Word for word, quote all of the material, omitting the pictures.
--- Start of Source material ---
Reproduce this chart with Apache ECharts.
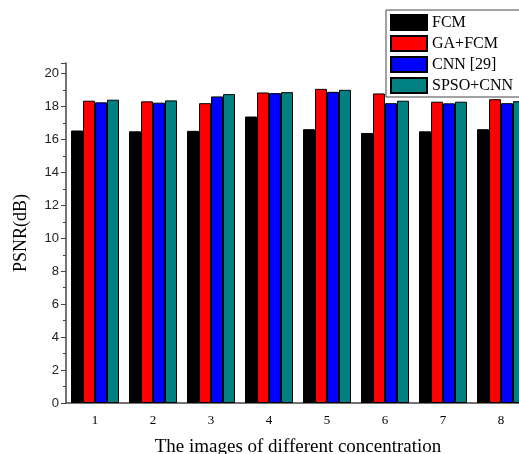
<!DOCTYPE html>
<html>
<head>
    <meta charset="UTF-8">
    <title>PSNR</title>
    <script src="https://cdn.jsdelivr.net/npm/echarts@6/dist/echarts.min.js"></script>
    <style>
        html, body { margin: 0; padding: 0; background: #fff; }
        #chart { width: 519px; height: 454px; }
    </style>
</head>
<body>
    <div id="chart"></div>
    <script>
        // data
        const images = ['1', '2', '3', '4', '5', '6', '7', '8'];
        const fcm = [16.55, 16.50, 16.53, 17.40, 16.63, 16.40, 16.50, 16.63];
        const gaFcm = [18.36, 18.32, 18.21, 18.86, 19.08, 18.80, 18.30, 18.45];
        const cnn29 = [18.26, 18.24, 18.62, 18.82, 18.90, 18.21, 18.20, 18.21];
        const spsoCnn = [18.42, 18.38, 18.76, 18.88, 19.02, 18.36, 18.30, 18.33];

        const chart = echarts.init(document.getElementById('chart'));

        function bar(name, data, color) {
            return {
                name: name,
                type: 'bar',
                data: data,
                barWidth: 12,
                barGap: '0%',
                itemStyle: { color: color, borderColor: '#000', borderWidth: 1 }
            };
        }

        const serif = '"Liberation Serif", "Times New Roman", serif';
        const sans = '"Liberation Sans", Arial, sans-serif';

        chart.setOption({
            animation: false,
            grid: { left: 66, right: -11, top: 63, bottom: 51, outerBoundsMode: 'none', containLabel: false },
            legend: {
                orient: 'vertical',
                left: 386,
                top: 10,
                padding: [4, 30, 3, 4],
                icon: 'rect',
                itemWidth: 36,
                itemHeight: 15,
                itemGap: 4,
                borderColor: '#444',
                borderWidth: 1,
                textStyle: { fontFamily: serif, fontSize: 16, color: '#000' }
            },
            xAxis: [{
                type: 'category',
                data: images,
                name: 'The images of different concentration',
                nameLocation: 'middle',
                nameGap: 35,
                nameTextStyle: { fontFamily: serif, fontSize: 19, color: '#000' },
                axisLine: { lineStyle: { color: '#444', width: 1.5 } },
                axisTick: { alignWithLabel: true, length: 5, lineStyle: { color: '#444' } },
                axisLabel: { fontFamily: serif, fontSize: 13, color: '#000', margin: 11 }
            }, {
                type: 'category',
                data: images,
                position: 'bottom',
                axisLine: { show: false },
                axisTick: { inside: true, length: 3, lineStyle: { color: '#444' } },
                axisLabel: { show: false }
            }],
            yAxis: {
                type: 'value',
                min: 0,
                max: 20.65,
                interval: 2,
                name: 'PSNR(dB)',
                nameLocation: 'middle',
                nameGap: 36,
                nameTextStyle: { fontFamily: serif, fontSize: 18, color: '#000' },
                splitLine: { show: false },
                axisLine: { show: true, lineStyle: { color: '#444', width: 1.5 } },
                axisTick: { show: true, length: 5, lineStyle: { color: '#444' } },
                minorTick: { show: true, splitNumber: 2, length: 3, lineStyle: { color: '#444' } },
                axisLabel: {
                    fontFamily: sans, fontSize: 13, color: '#222', margin: 7,
                    formatter: v => (v % 2 === 0 ? String(v) : '')
                }
            },
            series: [
                bar('FCM', fcm, '#000000'),
                bar('GA+FCM', gaFcm, '#ff0000'),
                bar('CNN [29]', cnn29, '#0000ff'),
                bar('SPSO+CNN', spsoCnn, '#008080')
            ]
        });
    </script>
</body>
</html>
--- End of Source material ---
## Answer for the task
Reproduce this chart with Apache ECharts.
<!DOCTYPE html>
<html>
<head>
    <meta charset="UTF-8">
    <title>PSNR</title>
    <script src="https://cdn.jsdelivr.net/npm/echarts@6/dist/echarts.min.js"></script>
    <style>
        html, body { margin: 0; padding: 0; background: #fff; }
        #chart { width: 519px; height: 454px; }
    </style>
</head>
<body>
    <div id="chart"></div>
    <script>
        // data
        const images = ['1', '2', '3', '4', '5', '6', '7', '8'];
        const fcm = [16.55, 16.50, 16.53, 17.40, 16.63, 16.40, 16.50, 16.63];
        const gaFcm = [18.36, 18.32, 18.21, 18.86, 19.08, 18.80, 18.30, 18.45];
        const cnn29 = [18.26, 18.24, 18.62, 18.82, 18.90, 18.21, 18.20, 18.21];
        const spsoCnn = [18.42, 18.38, 18.76, 18.88, 19.02, 18.36, 18.30, 18.33];

        const chart = echarts.init(document.getElementById('chart'));

        function bar(name, data, color) {
            return {
                name: name,
                type: 'bar',
                data: data,
                barWidth: 12,
                barGap: '0%',
                itemStyle: { color: color, borderColor: '#000', borderWidth: 1 }
            };
        }

        const serif = '"Liberation Serif", "Times New Roman", serif';
        const sans = '"Liberation Sans", Arial, sans-serif';

        chart.setOption({
            animation: false,
            grid: { left: 66, right: -11, top: 63, bottom: 51, outerBoundsMode: 'none', containLabel: false },
            legend: {
                orient: 'vertical',
                left: 386,
                top: 10,
                padding: [4, 30, 3, 4],
                icon: 'rect',
                itemWidth: 36,
                itemHeight: 15,
                itemGap: 4,
                borderColor: '#444',
                borderWidth: 1,
                textStyle: { fontFamily: serif, fontSize: 16, color: '#000' }
            },
            xAxis: [{
                type: 'category',
                data: images,
                name: 'The images of different concentration',
                nameLocation: 'middle',
                nameGap: 35,
                nameTextStyle: { fontFamily: serif, fontSize: 19, color: '#000' },
                axisLine: { lineStyle: { color: '#444', width: 1.5 } },
                axisTick: { alignWithLabel: true, length: 5, lineStyle: { color: '#444' } },
                axisLabel: { fontFamily: serif, fontSize: 13, color: '#000', margin: 11 }
            }, {
                type: 'category',
                data: images,
                position: 'bottom',
                axisLine: { show: false },
                axisTick: { inside: true, length: 3, lineStyle: { color: '#444' } },
                axisLabel: { show: false }
            }],
            yAxis: {
                type: 'value',
                min: 0,
                max: 20.65,
                interval: 2,
                name: 'PSNR(dB)',
                nameLocation: 'middle',
                nameGap: 36,
                nameTextStyle: { fontFamily: serif, fontSize: 18, color: '#000' },
                splitLine: { show: false },
                axisLine: { show: true, lineStyle: { color: '#444', width: 1.5 } },
                axisTick: { show: true, length: 5, lineStyle: { color: '#444' } },
                minorTick: { show: true, splitNumber: 2, length: 3, lineStyle: { color: '#444' } },
                axisLabel: {
                    fontFamily: sans, fontSize: 13, color: '#222', margin: 7,
                    formatter: v => (v % 2 === 0 ? String(v) : '')
                }
            },
            series: [
                bar('FCM', fcm, '#000000'),
                bar('GA+FCM', gaFcm, '#ff0000'),
                bar('CNN [29]', cnn29, '#0000ff'),
                bar('SPSO+CNN', spsoCnn, '#008080')
            ]
        });
    </script>
</body>
</html>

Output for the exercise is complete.